Mechanism of outer membrane protein assembly by the Bam complex

Abstract

β-barrel integral membrane proteins perform important roles in the outer membranes of Gram-negative bacteria, mitochondria, and chloroplasts. In Gram-negative bacteria, the β-barrel assembly machine (Bam) complex accelerates the folding and membrane integration of these proteins. Structural and biochemical studies of the Bam complex have led to hypotheses of how BamA, the central component of the complex that is itself a β-barrel protein, may interact with substrates to promote their assembly. However, an understanding of how this molecular machine accelerates folding in the absence of an energy source remains unclear. Characterization of folding intermediates trapped on the Bam complex is needed to develop a physical picture for how catalysis occurs. This thesis describes biochemical and structural experiments aimed at revealing how the Bam complex promotes the assembly of outer membrane proteins. In Chapter 2, we use mutant substrates that become trapped on the machine during folding to show that folding is catalyzed within the interior of the BamA β-barrel. In Chapter 3, we generate and characterize a larger series of Bam complex substrates that are trapped at different stages of folding. These experiments demonstrate that folding occurs in a stepwise fashion from the C-terminus to the N-terminus of the substrate, with early stages occurring outside the membrane and late stages occurring within the membrane.
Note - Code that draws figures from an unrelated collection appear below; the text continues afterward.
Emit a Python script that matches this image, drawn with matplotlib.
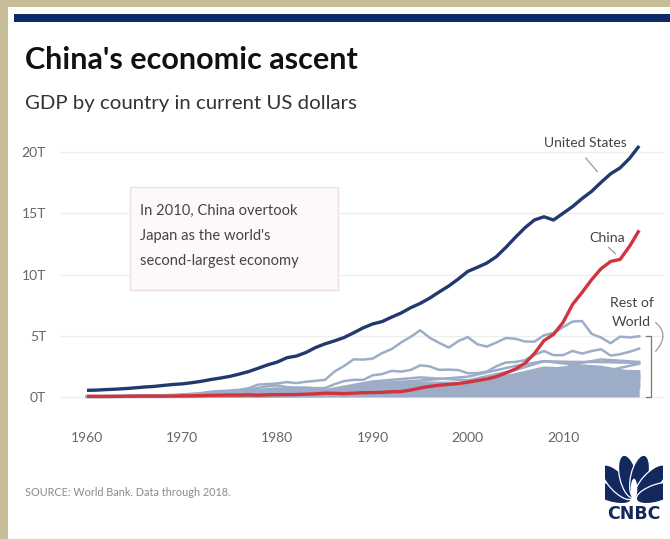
import numpy as np
import matplotlib
matplotlib.use("Agg")
import matplotlib.pyplot as plt
from matplotlib.patches import Rectangle, Ellipse, PathPatch
from matplotlib.path import Path

plt.rcParams['font.family'] = ['Lato', 'DejaVu Sans']

# GDP, trillions of current US dollars (World Bank)
years = list(range(1960, 2019))
us_gdp = [0.543, 0.563, 0.605, 0.638, 0.686, 0.744, 0.815, 0.862, 0.943, 1.019,
          1.073, 1.165, 1.280, 1.425, 1.545, 1.684, 1.873, 2.082, 2.352, 2.627,
          2.857, 3.207, 3.343, 3.634, 4.037, 4.339, 4.580, 4.855, 5.236, 5.642,
          5.963, 6.158, 6.520, 6.859, 7.287, 7.640, 8.073, 8.578, 9.063, 9.631,
          10.252, 10.582, 10.936, 11.458, 12.214, 13.037, 13.815, 14.452, 14.713, 14.449,
          14.992, 15.543, 16.197, 16.785, 17.522, 18.219, 18.707, 19.485, 20.494]
china_gdp = [0.060, 0.050, 0.047, 0.051, 0.060, 0.070, 0.077, 0.073, 0.071, 0.080,
             0.093, 0.100, 0.114, 0.139, 0.144, 0.163, 0.154, 0.175, 0.150, 0.178,
             0.191, 0.196, 0.205, 0.230, 0.260, 0.309, 0.301, 0.273, 0.313, 0.348,
             0.361, 0.383, 0.427, 0.445, 0.564, 0.734, 0.864, 0.962, 1.029, 1.094,
             1.211, 1.339, 1.471, 1.660, 1.955, 2.286, 2.752, 3.552, 4.598, 5.110,
             6.087, 7.552, 8.532, 9.570, 10.476, 11.062, 11.234, 12.310, 13.608]
japan_gdp = [0.044, 0.054, 0.061, 0.070, 0.082, 0.091, 0.106, 0.124, 0.147, 0.173,
             0.213, 0.240, 0.318, 0.432, 0.480, 0.522, 0.586, 0.722, 1.013, 1.055,
             1.105, 1.218, 1.135, 1.243, 1.319, 1.399, 2.079, 2.532, 3.072, 3.054,
             3.133, 3.584, 3.909, 4.455, 4.908, 5.449, 4.833, 4.414, 4.032, 4.562,
             4.888, 4.304, 4.115, 4.446, 4.815, 4.755, 4.530, 4.515, 5.038, 5.231,
             5.700, 6.158, 6.203, 5.156, 4.850, 4.390, 4.927, 4.860, 4.955]
germany_years = list(range(1970, 2019))
germany_gdp = [0.216, 0.250, 0.300, 0.399, 0.446, 0.489, 0.519, 0.600, 0.740, 0.882,
               0.950, 0.801, 0.776, 0.771, 0.725, 0.732, 1.046, 1.296, 1.401, 1.398,
               1.772, 1.868, 2.132, 2.071, 2.206, 2.586, 2.497, 2.212, 2.238, 2.195,
               1.944, 1.945, 2.079, 2.506, 2.819, 2.861, 3.002, 3.440, 3.752, 3.418,
               3.417, 3.758, 3.544, 3.753, 3.898, 3.382, 3.495, 3.693, 3.950]

row_years = [1960, 1965, 1970, 1975, 1980, 1985, 1990, 1995, 2000, 2005, 2008, 2011, 2014, 2018]
nan = np.nan
uk_gdp = [0.073, 0.100, 0.131, 0.241, 0.564, 0.489, 1.093, 1.344, 1.658, 2.538, 2.929, 2.663, 3.064, 2.861]
france_gdp = [0.062, 0.102, 0.148, 0.362, 0.702, 0.555, 1.269, 1.601, 1.362, 2.197, 2.918, 2.865, 2.852, 2.778]
india_gdp = [0.037, 0.059, 0.063, 0.099, 0.186, 0.233, 0.321, 0.360, 0.468, 0.820, 1.199, 1.823, 2.039, 2.713]
italy_gdp = [0.040, 0.067, 0.113, 0.228, 0.477, 0.446, 1.181, 1.174, 1.143, 1.857, 2.392, 2.292, 2.152, 2.092]
brazil_gdp = [0.015, 0.022, 0.042, 0.124, 0.235, 0.223, 0.462, 0.769, 0.655, 0.892, 1.696, 2.616, 2.456, 1.917]
canada_gdp = [0.041, 0.057, 0.088, 0.174, 0.274, 0.365, 0.594, 0.604, 0.744, 1.169, 1.553, 1.793, 1.806, 1.717]
russia_gdp = [nan, nan, nan, nan, nan, nan, 0.517, 0.396, 0.260, 0.764, 1.661, 2.046, 2.064, 1.657]
korea_gdp = [0.004, 0.003, 0.009, 0.022, 0.065, 0.101, 0.283, 0.566, 0.576, 0.934, 1.047, 1.253, 1.484, 1.725]
australia_gdp = [0.019, 0.027, 0.041, 0.098, 0.150, 0.175, 0.311, 0.368, 0.415, 0.693, 1.055, 1.398, 1.468, 1.433]
spain_gdp = [0.012, 0.024, 0.041, 0.111, 0.232, 0.181, 0.535, 0.612, 0.598, 1.157, 1.636, 1.479, 1.371, 1.420]
mexico_gdp = [0.013, 0.021, 0.035, 0.088, 0.206, 0.185, 0.262, 0.344, 0.708, 0.877, 1.110, 1.180, 1.315, 1.221]
indonesia_gdp = [nan, nan, 0.009, 0.031, 0.072, 0.087, 0.106, 0.202, 0.165, 0.286, 0.510, 0.893, 0.891, 1.042]
netherlands_gdp = [0.012, 0.020, 0.038, 0.097, 0.194, 0.141, 0.318, 0.452, 0.416, 0.685, 0.936, 0.905, 0.892, 0.914]
switzerland_gdp = [0.009, 0.014, 0.022, 0.056, 0.118, 0.107, 0.258, 0.342, 0.279, 0.408, 0.555, 0.724, 0.726, 0.705]

row_lines = [uk_gdp, france_gdp, india_gdp, italy_gdp, brazil_gdp, canada_gdp, russia_gdp,
             korea_gdp, australia_gdp, spain_gdp, mexico_gdp, indonesia_gdp,
             netherlands_gdp, switzerland_gdp]
row_band = [italy_gdp, brazil_gdp, canada_gdp, russia_gdp, korea_gdp, australia_gdp,
            spain_gdp, mexico_gdp]

yticks = [0, 5, 10, 15, 20]
ytick_labels = ['0T', '5T', '10T', '15T', '20T']
xticks = [1960, 1970, 1980, 1990, 2000, 2010]

NAVY = '#22396f'
RED = '#d1343c'
ROW = '#9dadc8'

W, H = 670, 539
fig = plt.figure(figsize=(W / 100, H / 100), dpi=100, facecolor='#c7bd98')
fig.patches.append(Rectangle((8 / W, 0), 1, 1 - 7 / H, transform=fig.transFigure,
                             facecolor='white', edgecolor='none', zorder=-10))
fig.patches.append(Rectangle((14 / W, 1 - 22 / H), 1, 8 / H, transform=fig.transFigure,
                             facecolor='#0c2a6a', edgecolor='none', zorder=-5))

fig.text(25 / W, 1 - 60 / H, "China's economic ascent", fontsize=22, fontweight='bold',
         color='#111111', va='center', ha='left')
fig.text(25 / W, 1 - 103 / H, "GDP by country in current US dollars", fontsize=14.7,
         color='#333333', va='center', ha='left')
fig.text(25 / W, 1 - 492 / H, "SOURCE: World Bank. Data through 2018.", fontsize=7.8,
         color='#8a8a8a', va='center', ha='left')

ax = fig.add_axes([60 / W, 1 - 410 / H, 605 / W, 270 / H])
ax.set_facecolor('none')
ax.set_xlim(1960 - 27 / 9.52, 1960 + 578 / 9.52)
ax.set_ylim(-13 / 12.25, 20 + 12 / 12.25)
for s in ax.spines.values():
    s.set_visible(False)
ax.set_yticks(yticks)
ax.set_yticklabels(ytick_labels)
ax.set_xticks(xticks)
ax.tick_params(length=0, labelsize=10, labelcolor='#666666')
ax.tick_params(axis='y', pad=10)
ax.tick_params(axis='x', pad=16)
ax.grid(axis='y', color='#eeeeee', linewidth=1)
ax.set_axisbelow(True)

# rest of world
band_top = np.nanmax(np.array(row_band), axis=0)
ax.fill_between(row_years, 0, band_top, color=ROW, linewidth=0, zorder=2)
for s in row_lines:
    ax.plot(row_years, s, color=ROW, linewidth=1.8, zorder=2)
ax.plot(germany_years, germany_gdp, color=ROW, linewidth=1.8, zorder=2)
ax.plot(years, japan_gdp, color=ROW, linewidth=1.8, zorder=2)

ax.plot(years, china_gdp, color=RED, linewidth=2.4, zorder=4, solid_capstyle='butt')
ax.plot(years, us_gdp, color=NAVY, linewidth=2.4, zorder=5, solid_capstyle='butt')

# labels
ax.text(2012.4, 20.7, "United States", fontsize=10, color='#444444', ha='center', va='center')
ax.plot([2012.4, 2013.6], [19.5, 18.4], color='#999999', linewidth=0.9)
ax.text(2014.6, 13.0, "China", fontsize=10.2, color='#444444', ha='center', va='center')
ax.plot([2014.8, 2015.5], [12.2, 11.7], color='#999999', linewidth=0.9)
ax.text(2017.2, 6.9, "Rest of\nWorld", fontsize=10.2, color='#444444', ha='center',
        va='center', linespacing=1.7)
ax.plot([2018.7, 2019.2, 2019.2, 2018.7], [4.95, 4.95, 0.0, 0.0], color='#777777',
        linewidth=0.9, clip_on=False)
arc = Path([(2019.7, 6.1), (2021.3, 5.1), (2019.7, 3.7)], [Path.MOVETO, Path.CURVE3, Path.CURVE3])
ax.add_patch(PathPatch(arc, facecolor='none', edgecolor='#999999', linewidth=0.9, clip_on=False))

# annotation box
fig.patches.append(Rectangle((130 / W, 1 - 290 / H), 208 / W, 103 / H, transform=fig.transFigure,
                             facecolor='#fdf9fa', edgecolor='#ecdfe4', linewidth=1, zorder=3))
fig.text(140 / W, 1 - 204 / H, "In 2010, China overtook\nJapan as the world's\nsecond-largest economy",
         fontsize=10.6, color='#444444', va='top', ha='left', linespacing=2.0, zorder=4)

# CNBC peacock
lax = fig.add_axes([605 / W, 1 - 503 / H, 58 / W, 50 / H])
lax.set_xlim(-1.15, 1.15)
lax.set_ylim(-0.05, 1.95)
lax.axis('off')
for ang in [162, 132, 103, 77, 48, 18]:
    t = np.deg2rad(ang)
    lax.add_patch(Ellipse((0.98 * np.cos(t), 0.98 * np.sin(t) + 0.05), 1.75, 0.7, angle=ang,
                          facecolor='#13285f', edgecolor='white', linewidth=0.9))
lax.add_patch(Ellipse((0, 0.5), 0.26, 0.85, facecolor='white', edgecolor='none'))
fig.text(634 / W, 1 - 514 / H, "CNBC", fontsize=12.5, fontweight='bold', color='#13285f',
         family='DejaVu Sans', ha='center', va='center')

fig.savefig('out.png', dpi=100, facecolor=fig.get_facecolor())
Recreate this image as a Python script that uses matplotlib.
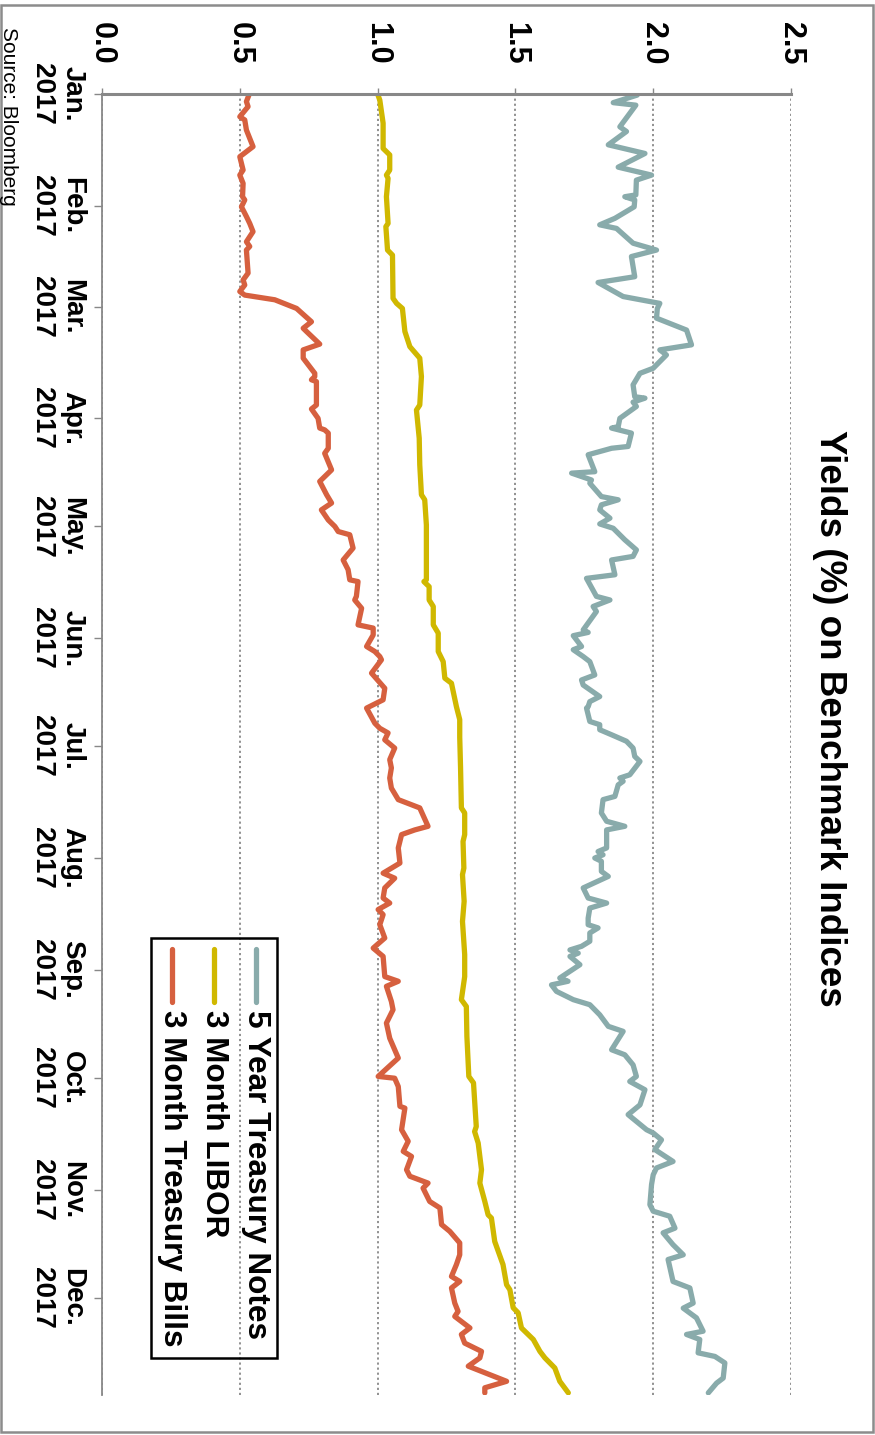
import numpy as np
import matplotlib
matplotlib.use("Agg")
import matplotlib.pyplot as plt
from matplotlib.patches import Rectangle
from matplotlib.lines import Line2D

plt.rcParams['font.family'] = ['Liberation Sans', 'DejaVu Sans']

# Days counted from 1 Jan 2017, yields in percent
notes_days = [0.3, 2.4, 3.1, 9.1, 10.4, 14.1, 16.5, 20.3, 22.5, 23.9, 28.0, 28.5, 29.4, 31.3,
              34.5, 36.3, 37.3, 41.4, 43.3, 45.1, 50.7, 52.3, 56.2, 58.1, 59.5, 62.2, 65.5,
              69.6, 71.0, 72.4, 76.1, 77.5, 80.7, 84.0, 84.4, 85.5, 86.7, 90.0, 92.3, 92.7,
              94.1, 97.8, 98.3, 100.1, 104.8, 105.2, 107.1, 108.0, 111.7, 112.6, 114.0,
              115.4, 117.7, 119.3, 120.5, 123.7, 126.5, 128.3, 129.3, 133.4, 134.4, 139.4,
              140.4, 142.2, 143.6, 148.7, 149.4, 150.3, 153.3, 154.2, 156.1, 157.5, 161.2,
              162.6, 164.0, 167.2, 168.6, 170.0, 170.4, 174.1, 175.0, 176.4, 177.8, 179.6,
              181.5, 183.8, 185.2, 188.9, 189.8, 190.7, 191.7, 194.9, 195.8, 199.5, 201.8,
              203.2, 204.2, 209.2, 210.2, 211.1, 212.0, 212.9, 215.7, 217.1, 220.3, 223.1,
              224.5, 225.9, 228.7, 230.5, 231.4, 232.8, 235.1, 236.5, 237.5, 238.4, 239.3,
              241.6, 245.3, 246.2, 247.2, 249.0, 251.3, 252.7, 255.5, 258.7, 260.1, 265.2,
              266.6, 269.4, 272.6, 274.0, 276.3, 280.5, 283.2, 287.4, 288.3, 290.2, 292.9,
              296.2, 298.0, 299.9, 302.6, 308.2, 310.0, 311.4, 314.7, 316.0, 319.3, 322.1,
              323.4, 329.5, 331.3, 335.5, 336.9, 339.6, 343.3, 344.2, 345.6, 349.3, 350.3,
              352.1, 356.3, 357.7, 360.4]
notes_vals = [1.942, 1.855, 1.937, 1.879, 1.903, 1.837, 1.970, 1.873, 1.994, 1.939, 1.937, 1.897,
              1.933, 1.931, 1.861, 1.806, 1.867, 1.927, 2.012, 1.921, 1.933, 1.800, 1.891,
              2.024, 2.015, 2.012, 2.121, 2.139, 2.024, 2.048, 2.000, 1.952, 1.927, 1.933,
              1.970, 1.927, 1.939, 1.879, 1.873, 1.849, 1.921, 1.909, 1.849, 1.764, 1.788,
              1.704, 1.776, 1.770, 1.812, 1.873, 1.812, 1.806, 1.843, 1.806, 1.855, 1.897,
              1.939, 1.927, 1.849, 1.861, 1.758, 1.794, 1.843, 1.782, 1.794, 1.746, 1.764,
              1.710, 1.740, 1.710, 1.746, 1.770, 1.788, 1.740, 1.746, 1.806, 1.770, 1.764,
              1.758, 1.770, 1.806, 1.806, 1.849, 1.903, 1.927, 1.933, 1.952, 1.915, 1.879,
              1.891, 1.873, 1.861, 1.818, 1.812, 1.831, 1.897, 1.831, 1.831, 1.800, 1.818,
              1.788, 1.812, 1.812, 1.837, 1.746, 1.764, 1.831, 1.770, 1.764, 1.764, 1.800,
              1.770, 1.770, 1.740, 1.698, 1.728, 1.698, 1.734, 1.661, 1.691, 1.631, 1.649,
              1.710, 1.770, 1.806, 1.837, 1.891, 1.849, 1.897, 1.927, 1.939, 1.915, 1.970,
              1.952, 1.909, 1.976, 2.000, 2.030, 2.006, 2.072, 2.012, 2.000, 1.994, 1.988,
              2.000, 2.060, 2.079, 2.036, 2.072, 2.109, 2.054, 2.072, 2.133, 2.145, 2.109,
              2.157, 2.181, 2.121, 2.169, 2.163, 2.224, 2.260, 2.254, 2.230, 2.200]

libor_days = [0.0, 1.7, 8.1, 15.1, 16.9, 21.1, 22.5, 23.4, 28.5, 35.9, 36.8, 43.3, 44.7, 56.7,
              58.1, 59.5, 65.9, 70.1, 73.3, 78.4, 86.3, 87.7, 95.5, 102.9, 111.2, 112.6,
              119.6, 121.9, 134.8, 135.3, 136.7, 140.4, 142.2, 147.3, 149.6, 154.7, 157.5,
              162.1, 163.5, 170.0, 173.6, 178.5, 187.0, 198.1, 199.5, 205.5, 207.4, 214.8,
              216.6, 224.0, 229.6, 238.8, 244.9, 251.3, 253.2, 261.5, 272.6, 274.4, 286.5,
              287.9, 291.1, 294.8, 298.5, 302.2, 307.3, 311.0, 311.9, 318.4, 324.8, 330.4,
              331.8, 336.8, 338.2, 342.4, 345.6, 348.9, 350.7, 353.5, 357.2, 360.4]
libor_vals = [1.000, 1.008, 1.020, 1.020, 1.044, 1.044, 1.032, 1.038, 1.032, 1.038, 1.030, 1.036,
              1.054, 1.056, 1.069, 1.090, 1.099, 1.117, 1.153, 1.159, 1.153, 1.141, 1.151,
              1.153, 1.159, 1.171, 1.177, 1.177, 1.177, 1.168, 1.187, 1.187, 1.202, 1.202,
              1.220, 1.220, 1.238, 1.244, 1.268, 1.286, 1.298, 1.298, 1.301, 1.304, 1.316,
              1.316, 1.310, 1.313, 1.308, 1.314, 1.308, 1.316, 1.316, 1.304, 1.322, 1.324,
              1.331, 1.348, 1.358, 1.352, 1.365, 1.371, 1.377, 1.371, 1.389, 1.401, 1.413,
              1.425, 1.455, 1.468, 1.480, 1.492, 1.510, 1.522, 1.565, 1.589, 1.607, 1.643,
              1.661, 1.692]

bills_days = [0.3, 2.1, 3.5, 6.3, 7.2, 10.0, 14.6, 17.4, 21.1, 22.5, 24.8, 28.5, 29.4, 31.3,
              34.0, 35.9, 38.2, 41.0, 42.3, 43.3, 49.7, 51.6, 53.0, 54.8, 55.8, 57.1, 59.5,
              63.2, 65.0, 65.9, 69.4, 71.0, 73.3, 77.5, 78.4, 79.3, 79.8, 86.3, 87.4, 90.0,
              92.7, 93.2, 94.1, 98.3, 99.7, 104.3, 107.5, 111.2, 113.5, 115.4, 118.2, 120.0,
              121.4, 122.3, 126.0, 129.3, 132.0, 134.8, 135.3, 139.4, 140.4, 142.7, 147.3,
              148.2, 150.1, 153.3, 154.7, 156.1, 157.0, 160.7, 164.9, 168.1, 170.4, 174.6,
              176.0, 177.3, 179.2, 181.5, 184.7, 187.0, 189.8, 192.6, 195.8, 198.1, 203.2,
              204.2, 205.5, 209.2, 213.4, 216.2, 217.6, 220.3, 223.1, 224.5, 226.3, 227.7,
              230.5, 234.2, 237.0, 239.3, 244.9, 246.2, 247.6, 251.8, 254.1, 257.8, 262.0,
              267.5, 272.6, 273.1, 275.4, 280.9, 281.4, 287.4, 290.6, 293.4, 294.8, 298.5,
              300.3, 302.2, 303.6, 307.3, 309.1, 313.7, 315.6, 318.8, 322.1, 324.8, 328.1,
              329.5, 331.3, 335.5, 337.8, 339.2, 342.4, 344.2, 346.6, 348.9, 350.7, 353.0,
              357.2, 359.0, 360.4]
bills_vals = [0.533, 0.524, 0.530, 0.500, 0.518, 0.524, 0.548, 0.500, 0.512, 0.500, 0.512, 0.510,
              0.518, 0.506, 0.524, 0.536, 0.548, 0.524, 0.536, 0.524, 0.530, 0.512, 0.518,
              0.500, 0.518, 0.627, 0.706, 0.760, 0.730, 0.742, 0.790, 0.730, 0.730, 0.772,
              0.772, 0.760, 0.778, 0.778, 0.760, 0.784, 0.790, 0.808, 0.821, 0.821, 0.808,
              0.833, 0.790, 0.815, 0.833, 0.796, 0.821, 0.845, 0.857, 0.899, 0.911, 0.875,
              0.893, 0.899, 0.929, 0.923, 0.917, 0.942, 0.929, 0.984, 0.984, 0.960, 0.990,
              1.008, 1.014, 0.978, 1.026, 1.020, 0.960, 0.990, 1.008, 1.038, 1.026, 1.062,
              1.044, 1.050, 1.044, 1.050, 1.075, 1.153, 1.183, 1.135, 1.087, 1.075, 1.081,
              1.020, 1.062, 1.026, 1.020, 1.044, 1.002, 1.020, 1.008, 1.026, 0.984, 1.020,
              1.026, 1.075, 1.032, 1.050, 1.056, 1.032, 1.044, 1.075, 1.002, 1.062, 1.075,
              1.081, 1.099, 1.087, 1.111, 1.093, 1.123, 1.105, 1.117, 1.183, 1.165, 1.189,
              1.226, 1.232, 1.262, 1.298, 1.298, 1.286, 1.268, 1.298, 1.268, 1.280, 1.292,
              1.280, 1.335, 1.304, 1.316, 1.377, 1.371, 1.329, 1.468, 1.389, 1.389]

series_names = ['5 Year Treasury Notes', '3 Month LIBOR', '3 Month Treasury Bills']
series_colors = ['#89abab', '#d0b800', '#d6603f']

month_labels = ['Jan.', 'Feb.', 'Mar.', 'Apr.', 'May.', 'Jun.', 'Jul.', 'Aug.',
                'Sep.', 'Oct.', 'Nov.', 'Dec.']
yield_ticks = [0.0, 0.5, 1.0, 1.5, 2.0, 2.5]

W, H = 875, 1435
fig = plt.figure(figsize=(W / 100, H / 100), dpi=100)
ax = fig.add_axes([102 / W, 1 - 1395 / H, 689 / W, 1301 / H])

# chart is drawn turned a quarter turn clockwise: yields across, dates downwards
for d, v, c in zip([notes_days, libor_days, bills_days],
                   [notes_vals, libor_vals, bills_vals], series_colors):
    ax.plot(v, d, color=c, lw=3.8, solid_joinstyle='round', solid_capstyle='round')

month_starts = [(np.datetime64('2017-%02d-01' % m) - np.datetime64('2017-01-01')).astype(int)
                for m in range(1, 13)]

ax.set_xlim(0, 2.5)
ax.set_ylim(361, 0)
ax.xaxis.tick_top()
ax.set_xticks(yield_ticks, ['%.1f' % t for t in yield_ticks])
ax.set_yticks(month_starts, [m + '\n2017' for m in month_labels])

for lbl in ax.get_xticklabels():
    lbl.set_rotation(-90)
    lbl.set_fontsize(22)
    lbl.set_fontweight('bold')
    lbl.set_ha('center')
    lbl.set_va('bottom')
for lbl in ax.get_yticklabels():
    lbl.set_rotation(-90)
    lbl.set_fontsize(20)
    lbl.set_fontweight('bold')
    lbl.set_ha('right')
    lbl.set_va('center')
    lbl.set_multialignment('center')

ax.tick_params(axis='x', length=4, width=1, color='#888888', pad=17)
ax.tick_params(axis='y', length=6, width=1, color='#888888', pad=6)
ax.xaxis.grid(True, color='#888888', lw=1.3, ls=(0, (1.2, 1.6)))
ax.spines['right'].set_visible(False)
ax.spines['bottom'].set_visible(False)
ax.spines['top'].set_color('#888888')
ax.spines['top'].set_linewidth(2.2)
ax.spines['left'].set_color('#888888')
ax.spines['left'].set_linewidth(1.3)

fig.text(829 / W, 1 - 718 / H, 'Yields (%) on Benchmark Indices', rotation=-90,
         ha='center', va='center', fontsize=26.5, fontweight='bold')

fig.text(3 / W, 1 - 27 / H, 'Source: Bloomberg', rotation=-90, rotation_mode='anchor',
         ha='left', va='baseline', fontsize=15)

# legend box, turned like the rest
fig.add_artist(Rectangle((151 / W, 1 - 1358 / H), 126 / W, 420 / H, transform=fig.transFigure,
                         fill=False, ec='black', lw=1.8))
for i, (name, c) in enumerate(zip(series_names, series_colors)):
    xc = (256 - 42 * i) / W
    fig.add_artist(Line2D([xc, xc], [1 - 949 / H, 1 - 1002 / H], transform=fig.transFigure,
                          color=c, lw=3.8, solid_capstyle='round'))
    fig.text(xc, 1 - 1010 / H, name, rotation=-90, ha='center', va='top',
             fontsize=22.7, fontweight='bold')

fig.add_artist(Rectangle((1 / W, 3 / H), 872 / W, 1427 / H, transform=fig.transFigure,
                         fill=False, ec='#8c8c8c', lw=1.8))

fig.savefig('out.png', dpi=100)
In Chapter 4, the ability to trap substrate folding intermediates is exploited to obtain a structure of a substrate-bound Bam complex by cryo-electron microscopy. This structure reveals a network of interactions between BamA and the substrate, suggesting that BamA templates substrate folding and that intramolecular interactions within the substrate trigger its release once folding has finished. These results provide insight into how the Bam complex assembles its substrates in an energy-independent manner. The findings here may guide further structural studies with substrate folding intermediates and may facilitate development of antibiotics that target Gram-negative pathogens by preventing proper function of the Bam complex.